Somehow, the time has passed and we’ve spent nearly six weeks in this interesting country. Here are a few more things we’ve noticed as we’ve traveled around Guatemala:
- The marimba (a big wooden xylophone you play standing up) appears to be the national instrument. Any important occasion merits a marimba concert. In many smallish towns, a sign on some building will proudly proclaim the local marimba school or the home of the town’s marimba band. We’ve heard individual instruments being played, but we have yet to experience the full force of massed marimbas.
- Unlike the scenery and the traditional clothing, which are vibrant and beautiful, typical food in Guatemala is pretty dull. For breakfast, there are eggs, beans, corn tortillas, and grilled plantains. For lunch and dinner, there is meat (fried chicken or grilled pork or beef) plus beans, corn tortillas, grilled plantains, and maybe some rice. If you’re poor, skip the meat and add various kinds of tamales (steamed corn meal with a little bit of salsa or chiles or meat inside). Condiments consist of salt and tongue-melting hot sauce. Fruit is available on street corners—peeled oranges cut in half and slices of mango, melon, or pineapple. There’s not much in the way of vegetables or baked goods or sweets.
- That’s not to say that Western-style breakfast cereal isn’t available in the corner stores. It is, but only one kind: corn flakes. Since corn is the national staple food, corn flakes probably don’t seem too strange or exotic—not like shredded wheat, rice krispies, or fruit loops. And, with hot milk, it’s a fast way to make the ever-popular breakfast porridge.

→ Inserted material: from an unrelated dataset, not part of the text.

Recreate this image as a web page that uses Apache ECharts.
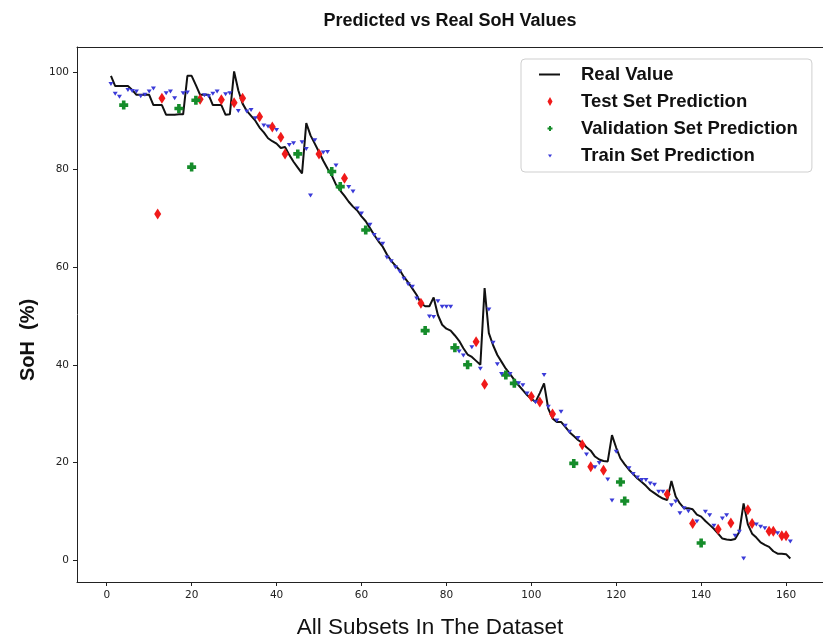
<!DOCTYPE html>
<html>
<head>
<meta charset="utf-8">
<script src="https://cdn.jsdelivr.net/npm/echarts@6/dist/echarts.min.js"></script>
<style>html,body{margin:0;padding:0;background:#fff}#c{width:823px;height:644px}</style>
</head>
<body>
<div id="c"></div>
<script>
// Real SoH values for subsets 1..161
const realValues = [
99.2,97.1,97.1,97.1,97.1,96.3,95.3,95.3,95.3,95.3,
93.2,93.2,93.2,91.2,91.2,91.2,91.3,91.3,99.2,99.2,
97.3,95.3,95.3,95.3,93.2,93.2,93.2,91.2,91.3,100.1,
96.2,93.5,92.0,91.0,90.0,88.6,87.6,86.4,85.8,85.3,
84.4,84.6,83.0,81.6,80.4,79.2,89.5,87.0,85.3,83.6,
81.8,80.2,78.8,76.9,75.7,74.6,73.4,72.4,71.6,70.4,
69.4,68.0,66.6,65.3,64.2,62.6,61.3,60.3,59.4,58.0,
56.9,55.6,54.3,52.6,52.0,52.0,53.8,50.2,48.2,47.4,
47.0,46.0,44.9,43.4,42.1,41.6,40.8,40.0,55.7,46.5,
44.0,42.0,40.6,39.2,38.1,36.9,35.8,34.8,33.8,33.0,
32.4,34.2,36.2,31.0,29.0,28.3,28.3,27.3,26.2,25.4,
24.6,24.0,23.1,22.4,21.2,20.6,20.3,20.2,25.6,23.0,
20.8,19.6,18.5,17.6,16.7,16.0,15.2,14.3,13.7,13.1,
12.6,12.3,16.2,13.0,11.6,10.6,10.6,10.4,9.3,8.9,
8.0,7.2,6.4,5.4,4.4,4.2,4.1,4.3,5.8,11.6,
7.3,5.4,4.6,3.6,3.1,2.7,1.8,1.3,1.3,1.2,
0.3];

const testX = [12,13,22,27,30,32,36,39,41,42,50,56,74,87,89,100,102,105,112,114,117,132,138,144,147,151,152,156,157,159,160];
const testY = [70.9,94.6,94.4,94.3,93.7,94.6,90.8,88.7,86.6,83.2,83.2,78.2,52.6,44.7,36.0,33.5,32.4,29.9,23.6,19.1,18.4,13.5,7.5,6.3,7.6,10.3,7.5,5.9,5.9,5.0,5.0];

const valX = [4,17,20,21,45,53,55,61,75,82,85,94,96,110,121,122,140];
const valY = [93.2,92.5,80.5,94.2,83.2,79.6,76.5,67.6,47.0,43.5,40.0,37.9,36.2,19.8,16.0,12.1,3.5];

const trainX = [1,2,3,5,6,7,8,9,10,11,14,15,16,18,19,23,24,25,26,28,29,31,33,34,35,37,38,40,43,44,46,47,48,49,51,52,54,57,58,59,60,
62,63,64,65,66,67,68,69,70,71,72,73,76,77,78,79,80,81,83,84,86,88,90,91,92,93,95,97,98,99,101,103,104,106,107,108,109,111,113,
115,116,118,119,120,123,124,125,126,127,128,129,130,131,133,134,135,136,137,139,141,142,143,145,146,148,149,150,153,154,155,158,161];
const trainY = [97.5,95.5,94.9,96.3,96.1,96.0,95.0,95.3,96.0,96.6,95.6,96.0,94.6,95.6,95.8,95.2,95.0,95.5,96.0,95.4,95.6,92.0,91.9,92.2,90.5,89.0,88.8,88.1,85.0,85.4,85.6,84.2,74.7,86.0,83.5,83.6,80.8,76.4,75.5,72.0,71.0,
68.7,66.6,65.6,64.8,62.0,61.2,60.0,59.1,57.6,56.5,56.0,53.6,49.9,49.8,53.0,51.9,51.9,51.9,42.7,41.9,43.6,39.2,51.3,44.5,40.1,38.1,38.1,36.2,35.8,34.1,32.3,37.9,31.4,28.6,30.4,27.5,26.3,25.0,21.6,
19.0,19.9,16.5,12.2,22.2,18.8,17.6,16.9,16.4,16.4,15.7,15.4,14.0,14.0,11.2,12.0,9.6,10.6,10.0,7.9,9.9,9.2,7.0,8.5,9.2,5.0,5.8,0.3,7.3,6.8,6.5,5.5,3.8];

const xTicks = [0,20,40,60,80,100,120,140,160];
const yTicks = [0,20,40,60,80,100];

const zip = (xs, ys) => xs.map((x, i) => [x, ys[i]]);
const realData = realValues.map((v, i) => [i + 1, v]);

const chart = echarts.init(document.getElementById('c'), null, {renderer: 'canvas'});
const font = 'Liberation Sans, Arial, sans-serif';
const X_MIN = -7, X_MAX = 168.7, Y_MIN = -4.5, Y_MAX = 105.1;
chart.setOption({
  animation: false,
  backgroundColor: '#ffffff',
  title: {
    text: 'Predicted vs Real SoH Values',
    left: 445, top: 7, textAlign: 'center',
    textStyle: {fontFamily: font, fontWeight: 'bold', fontSize: 18, color: '#111'}
  },
  grid: {left: 77, top: 47, right: 0, bottom: 62},
  xAxis: [{
    type: 'value', min: X_MIN, max: X_MAX,
    axisLine: {show: true, onZero: false, lineStyle: {color: '#222', width: 1}},
    axisTick: {show: true, inside: false, length: 4, lineStyle: {color: '#222'}, customValues: xTicks},
    axisLabel: {customValues: xTicks, margin: 8, fontFamily: 'DejaVu Sans', fontSize: 10.5, color: '#222'},
    splitLine: {show: false}
  }, {
    type: 'value', position: 'top', min: X_MIN, max: X_MAX,
    axisLine: {show: true, onZero: false, lineStyle: {color: '#222', width: 1}},
    axisTick: {show: false}, axisLabel: {show: false}, splitLine: {show: false}
  }],
  yAxis: {
    type: 'value', min: Y_MIN, max: Y_MAX,
    axisLine: {show: true, onZero: false, lineStyle: {color: '#222', width: 1}},
    axisTick: {show: true, inside: false, length: 4, lineStyle: {color: '#222'}, customValues: yTicks},
    axisLabel: {customValues: yTicks, margin: 8, fontFamily: 'DejaVu Sans', fontSize: 10.5, color: '#222'},
    splitLine: {show: false}
  },
  legend: {
    orient: 'vertical', left: 521, top: 59,
    backgroundColor: '#fff', borderColor: '#cfcfcf', borderWidth: 1, borderRadius: 4,
    padding: [6, 14, 7, 18],
    itemWidth: 37, itemHeight: 14, itemGap: 8,
    textStyle: {fontFamily: font, fontWeight: 'bold', fontSize: 18.5, lineHeight: 18, color: '#111'},
    data: [
      {name: 'Real Value', icon: 'path://M0,0 M37,14 M0,6 L21,6 L21,8 L0,8 Z'},
      {name: 'Test Set Prediction', icon: 'path://M0,0 M37,14 M11,2.5 L13.5,7 L11,11.5 L8.5,7 Z'},
      {name: 'Validation Set Prediction', icon: 'path://M0,0 M37,14 M10,4.5 H12 V6 H13.5 V8 H12 V9.5 H10 V8 H8.5 V6 H10 Z'},
      {name: 'Train Set Prediction', icon: 'path://M0,0 M37,14 M9,6 L13,6 L11,9 Z'}
    ]
  },
  graphic: [
    {type: 'text', x: 430, y: 628, style: {text: 'All Subsets In The Dataset', fontFamily: font, fontSize: 22.5, fontWeight: 'normal', fill: '#111', textAlign: 'center', textVerticalAlign: 'middle'}},
    {type: 'text', x: 28, y: 340, rotation: Math.PI / 2, style: {text: 'SoH  (%)', fontFamily: font, fontSize: 20, fontWeight: 'bold', fill: '#111', textAlign: 'center', textVerticalAlign: 'middle'}}
  ],
  series: [
    {name: 'Real Value', type: 'line', data: realData, showSymbol: false, symbol: 'none',
     lineStyle: {color: '#111', width: 2}, itemStyle: {color: '#111'}, z: 2},
    {name: 'Test Set Prediction', type: 'scatter', data: zip(testX, testY),
     symbol: 'path://M0,-1 L0.6,0 L0,1 L-0.6,0 Z', symbolSize: [7, 11], itemStyle: {color: '#f01a1a', opacity: 1}, z: 3},
    {name: 'Validation Set Prediction', type: 'scatter', data: zip(valX, valY),
     symbol: 'path://M3,0 H7 V3 H10 V7 H7 V10 H3 V7 H0 V3 H3 Z', symbolSize: 9, itemStyle: {color: '#158c2a', opacity: 1}, z: 4},
    {name: 'Train Set Prediction', type: 'scatter', data: zip(trainX, trainY),
     symbol: 'path://M0,0 L6,0 L3,5 Z', symbolSize: [5, 4], itemStyle: {color: '#3a3ad8', opacity: 1}, z: 5}
  ]
});
</script>
</body>
</html>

- Lacking pockets, women in traditional Mayan dress keep things in their bras. I’ve gotten used to seeing market women reach in there to retrieve a wad of cash to make change. But I was surprised recently when I saw a girl reach into her blouse and pull out a cell phone.
- Very few Guatemalans seem to smoke. If you’re sitting or eating somewhere and you smell cigarette smoke, 9 times out of 10 it’s a gringo. That adds an interesting wrinkle to the fact that Guatemala recently passed a law banning indoor smoking in public places.

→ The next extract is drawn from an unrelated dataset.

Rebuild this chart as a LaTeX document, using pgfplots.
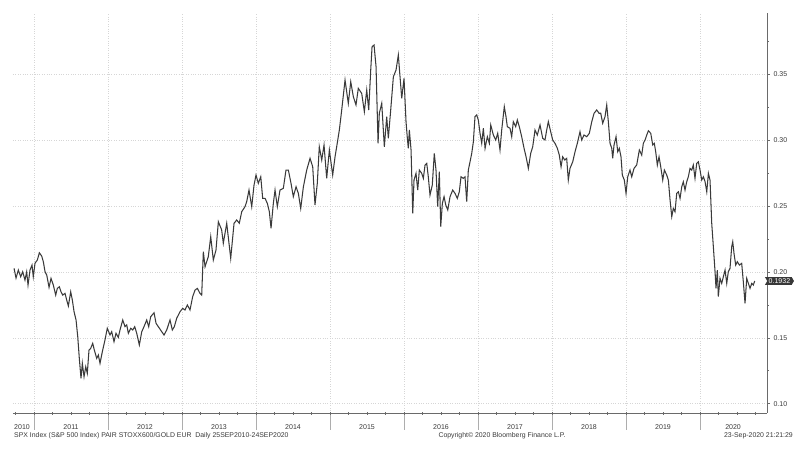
\documentclass[border=0pt]{standalone}
\usepackage{fontspec}
\setmainfont{Liberation Sans}
\usepackage{pgfplots}
\pgfplotsset{compat=1.18}
\usetikzlibrary{shapes.symbols}
\definecolor{lineg}{HTML}{3A3A3A}
\definecolor{gridg}{HTML}{D6D6D6}
\definecolor{axg}{HTML}{6A6A6A}
\definecolor{txtg}{HTML}{3A3A3A}
\pgfplotstableread{
x y
2010.730 0.2028
2010.757 0.1954
2010.788 0.2015
2010.820 0.1964
2010.847 0.2002
2010.878 0.1939
2010.901 0.2002
2010.919 0.1901
2010.946 0.2015
2010.973 0.2053
2010.990 0.1964
2011.014 0.2068
2011.045 0.2091
2011.072 0.2146
2011.104 0.2121
2011.126 0.2078
2011.149 0.2002
2011.172 0.1977
2011.203 0.1884
2011.230 0.1952
2011.261 0.1901
2011.293 0.1825
2011.315 0.1876
2011.342 0.1888
2011.365 0.1850
2011.388 0.1825
2011.419 0.1838
2011.442 0.1787
2011.464 0.1742
2011.496 0.1850
2011.518 0.1787
2011.541 0.1699
2011.568 0.1636
2011.591 0.1509
2011.612 0.1345
2011.635 0.1193
2011.653 0.1307
2011.676 0.1205
2011.699 0.1281
2011.720 0.1231
2011.743 0.1408
2011.766 0.1421
2011.793 0.1459
2011.815 0.1408
2011.847 0.1345
2011.869 0.1370
2011.892 0.1307
2011.923 0.1395
2011.959 0.1484
2011.990 0.1573
2012.027 0.1522
2012.050 0.1547
2012.081 0.1471
2012.108 0.1535
2012.139 0.1504
2012.162 0.1560
2012.199 0.1636
2012.230 0.1585
2012.253 0.1598
2012.275 0.1535
2012.307 0.1573
2012.334 0.1560
2012.361 0.1585
2012.388 0.1535
2012.423 0.1446
2012.456 0.1547
2012.486 0.1585
2012.523 0.1636
2012.550 0.1585
2012.577 0.1661
2012.622 0.1691
2012.649 0.1611
2012.680 0.1585
2012.726 0.1547
2012.757 0.1522
2012.793 0.1560
2012.838 0.1636
2012.869 0.1560
2012.896 0.1585
2012.928 0.1649
2012.973 0.1699
2013.009 0.1724
2013.040 0.1712
2013.072 0.1750
2013.108 0.1712
2013.144 0.1813
2013.176 0.1863
2013.207 0.1876
2013.243 0.1838
2013.266 0.1825
2013.288 0.2154
2013.311 0.2040
2013.355 0.2116
2013.388 0.2268
2013.423 0.2091
2013.459 0.2167
2013.491 0.2382
2013.536 0.2319
2013.558 0.2218
2013.604 0.2370
2013.658 0.2104
2013.703 0.2370
2013.739 0.2395
2013.774 0.2370
2013.807 0.2458
2013.851 0.2496
2013.874 0.2534
2013.905 0.2622
2013.942 0.2496
2013.973 0.2660
2014.000 0.2736
2014.031 0.2673
2014.064 0.2723
2014.090 0.2559
2014.122 0.2559
2014.153 0.2521
2014.180 0.2458
2014.203 0.2332
2014.234 0.2521
2014.257 0.2622
2014.288 0.2496
2014.324 0.2622
2014.369 0.2635
2014.405 0.2774
2014.437 0.2774
2014.473 0.2673
2014.504 0.2572
2014.541 0.2647
2014.572 0.2597
2014.604 0.2483
2014.640 0.2647
2014.685 0.2774
2014.730 0.2863
2014.766 0.2799
2014.797 0.2509
2014.828 0.2673
2014.855 0.2951
2014.888 0.2850
2014.919 0.2964
2014.955 0.2711
2014.991 0.2926
2015.036 0.2736
2015.068 0.2875
2015.090 0.2951
2015.126 0.3078
2015.158 0.3230
2015.203 0.3457
2015.247 0.3280
2015.280 0.3444
2015.315 0.3331
2015.351 0.3268
2015.382 0.3394
2015.428 0.3356
2015.464 0.3217
2015.496 0.3381
2015.523 0.3230
2015.550 0.3533
2015.568 0.3710
2015.595 0.3723
2015.622 0.3558
2015.649 0.2977
2015.666 0.3205
2015.699 0.3280
2015.734 0.2951
2015.766 0.3179
2015.788 0.3015
2015.820 0.3230
2015.856 0.3482
2015.892 0.3533
2015.923 0.3647
2015.946 0.3482
2015.969 0.3318
2016.000 0.3470
2016.027 0.3141
2016.045 0.3015
2016.058 0.2939
2016.072 0.3078
2016.095 0.2926
2016.118 0.2446
2016.135 0.2698
2016.162 0.2749
2016.185 0.2622
2016.207 0.2774
2016.239 0.2749
2016.261 0.2711
2016.284 0.2812
2016.307 0.2825
2016.328 0.2723
2016.351 0.2584
2016.382 0.2660
2016.409 0.2901
2016.432 0.2774
2016.455 0.2496
2016.477 0.2761
2016.496 0.2344
2016.518 0.2521
2016.541 0.2572
2016.564 0.2509
2016.591 0.2471
2016.622 0.2572
2016.658 0.2622
2016.689 0.2597
2016.720 0.2559
2016.747 0.2609
2016.770 0.2723
2016.801 0.2711
2016.824 0.2723
2016.847 0.2534
2016.869 0.2774
2016.892 0.2837
2016.915 0.2901
2016.937 0.2989
2016.959 0.3179
2016.982 0.3192
2017.004 0.3154
2017.027 0.3053
2017.050 0.2977
2017.072 0.3091
2017.095 0.2939
2017.126 0.3027
2017.153 0.2977
2017.172 0.3116
2017.207 0.3040
2017.239 0.3002
2017.266 0.3053
2017.297 0.2926
2017.320 0.3078
2017.355 0.3255
2017.378 0.3179
2017.396 0.3103
2017.432 0.3091
2017.455 0.3027
2017.477 0.3141
2017.509 0.3103
2017.531 0.3154
2017.558 0.3103
2017.590 0.3027
2017.622 0.2939
2017.649 0.2875
2017.680 0.2787
2017.712 0.2901
2017.739 0.2951
2017.770 0.3078
2017.801 0.3040
2017.838 0.3116
2017.874 0.3015
2017.905 0.3002
2017.928 0.3078
2017.950 0.3141
2017.982 0.3065
2018.009 0.3002
2018.040 0.2977
2018.072 0.2939
2018.098 0.2888
2018.122 0.2799
2018.144 0.2875
2018.172 0.2850
2018.198 0.2863
2018.220 0.2698
2018.243 0.2787
2018.280 0.2837
2018.311 0.2913
2018.342 0.2977
2018.378 0.3065
2018.401 0.3002
2018.432 0.3040
2018.469 0.3027
2018.504 0.3053
2018.537 0.3141
2018.568 0.3205
2018.604 0.3230
2018.635 0.3205
2018.658 0.3205
2018.685 0.3129
2018.716 0.3179
2018.739 0.3268
2018.761 0.3141
2018.784 0.2977
2018.807 0.2939
2018.820 0.2863
2018.838 0.2964
2018.865 0.3027
2018.888 0.2913
2018.909 0.2939
2018.932 0.2875
2018.950 0.2736
2018.977 0.2698
2019.000 0.2597
2019.023 0.2723
2019.054 0.2774
2019.077 0.2723
2019.108 0.2787
2019.144 0.2812
2019.180 0.2926
2019.212 0.2888
2019.234 0.2977
2019.257 0.3002
2019.280 0.3040
2019.302 0.3072
2019.334 0.3053
2019.361 0.2964
2019.382 0.2977
2019.401 0.2913
2019.423 0.2812
2019.446 0.2875
2019.469 0.2799
2019.496 0.2698
2019.518 0.2774
2019.550 0.2736
2019.572 0.2698
2019.595 0.2546
2019.618 0.2420
2019.639 0.2483
2019.662 0.2458
2019.685 0.2597
2019.707 0.2609
2019.730 0.2559
2019.753 0.2647
2019.774 0.2685
2019.797 0.2622
2019.820 0.2685
2019.842 0.2723
2019.865 0.2787
2019.888 0.2774
2019.909 0.2812
2019.932 0.2711
2019.955 0.2825
2019.977 0.2837
2020.000 0.2774
2020.023 0.2698
2020.045 0.2723
2020.068 0.2685
2020.091 0.2609
2020.113 0.2749
2020.135 0.2698
2020.158 0.2370
2020.180 0.2192
2020.203 0.2002
2020.216 0.1876
2020.234 0.2015
2020.247 0.1813
2020.270 0.1952
2020.293 0.1914
2020.315 0.1964
2020.338 0.2015
2020.361 0.1914
2020.382 0.2002
2020.405 0.2028
2020.428 0.2192
2020.442 0.2230
2020.459 0.2142
2020.482 0.2053
2020.504 0.2078
2020.532 0.2053
2020.563 0.2066
2020.585 0.1926
2020.608 0.1762
2020.631 0.1952
2020.653 0.1914
2020.676 0.1876
2020.699 0.1914
2020.720 0.1901
2020.739 0.1932
}\ratio
\begin{document}
\begin{tikzpicture}[x=1pt,y=1pt]
\path[use as bounding box] (-13,-37) rectangle (790,413);
\begin{axis}[
  at={(0,0)}, anchor=south west,
  scale only axis, width=754pt, height=400pt,
  xmin=2010.716, xmax=2020.905, ymin=0.093, ymax=0.3966,
  axis x line*=bottom, axis y line*=right,
  axis line style={axg, line width=0.8pt},
  clip=false,
  xtick={2010.838,2011.5,2012.5,2013.5,2014.5,2015.5,2016.5,2017.5,2018.5,2019.5,2020.446},
  xticklabels={2010,2011,2012,2013,2014,2015,2016,2017,2018,2019,2020},
  xtick style={draw=none},
  extra x ticks={2011,2012,2013,2014,2015,2016,2017,2018,2019,2020},
  extra x tick labels={},
  extra x tick style={grid=major},
  ytick={0.1,0.15,0.2,0.25,0.3,0.35},
  minor ytick={0.125,0.175,0.225,0.275,0.325,0.375},
  ymajorgrids,
  major grid style={dotted, gridg, line width=0.6pt},
  tick align=outside, major tick length=3pt, minor tick length=2pt,
  ytick style={axg, line width=0.8pt},
  /pgf/number format/assume math mode=true,
  yticklabel={\pgfmathprintnumber[fixed,fixed zerofill,precision=2]{\tick}},
  yticklabel style={font=\fontsize{7}{8}\selectfont, text=txtg},
  xticklabel style={font=\fontsize{7}{8}\selectfont, text=txtg, yshift=-5.5pt},
]
\pgfplotsinvokeforeach{2011,2012,2013,2014,2015,2016,2017,2018,2019,2020}{
  \draw[axg!55, line width=0.7pt] (axis cs:#1,0.093) -- ++(0pt,-17pt);
}
\pgfplotsinvokeforeach{2010.75,2011,...,2020.75}{
  \draw[axg, line width=0.6pt] (axis cs:#1,0.093) ++(0pt,-1.5pt) -- ++(0pt,3pt);
}
\addplot[lineg, line width=1.05pt] table[x=x,y=y] {\ratio};
\node[signal, signal from=west, signal pointer angle=120, fill=black!78, text=white,
      inner sep=1.5pt, font=\fontsize{7}{8}\selectfont, anchor=west]
      at (axis cs:2020.905,0.1932) {0.1932};
\end{axis}
\begin{scope}[font=\fontsize{6.9}{8}\selectfont, text=txtg]
\node[anchor=west, inner sep=0pt] at (1,-23) {SPX Index (S\&P 500 Index) PAIR STOXX600/GOLD EUR\ \ Daily 25SEP2010-24SEP2020};
\node[inner sep=0pt] at (489,-23) {Copyright© 2020 Bloomberg Finance L.P.};
\node[anchor=east, inner sep=0pt] at (780,-23) {23-Sep-2020 21:21:29};
\end{scope}
\end{tikzpicture}
\end{document}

- Women below middle age who travel in Central America get used to an almost incessant chorus of whistles, car horns, and comments from men as they walk down the street. If you sit alone on a park bench, men will invariably come and try to talk to you. Chris is usually over some invisible age threshold for such hassling, but Melissa (looking much younger than her 33 years) is not. Such attention is generally more annoying than threatening. But, wonder of wonders, it doesn’t happen in the more traditional parts of Guatemala. Maybe such interaction isn’t part of traditional Mayan culture. Or maybe, as Melissa put it, in such areas we’re so out of place that “we look like Martians. Who hits on a Martian?”
- Some strange connection exists between Guatemala and the U.S. state of Minnesota. So far, we’ve met at least four people here who have relatives in Minnesota or have lived there themselves. Recently in Antigua we saw a local guy walking down the street in a Minnesota Vikings T-shirt. Of all of the places in the United States for Guatemalan immigrants to settle! The winters must be a real shock.
- Modern communications seem to be putting even the tiniest villages in touch with the outside world. In market stalls, you see among the snacks and toiletries and shoes an old office-type phone on a long cord with a “for rent” sign above it. People who can’t afford to have a cell phone or a pay-phone card can rent these land lines by the minute. A hamlet like the one we visited near Nebaj (called Acul)—too small for a hotel or much in the way of restaurants—has an Internet office with at least one computer connected to the outside world. It’s no longer strange to see school girls in traditional Mayan dress crowding around a terminal in an Internet cafe working on their homework. Even in small places, horizons are getting a little wider every day.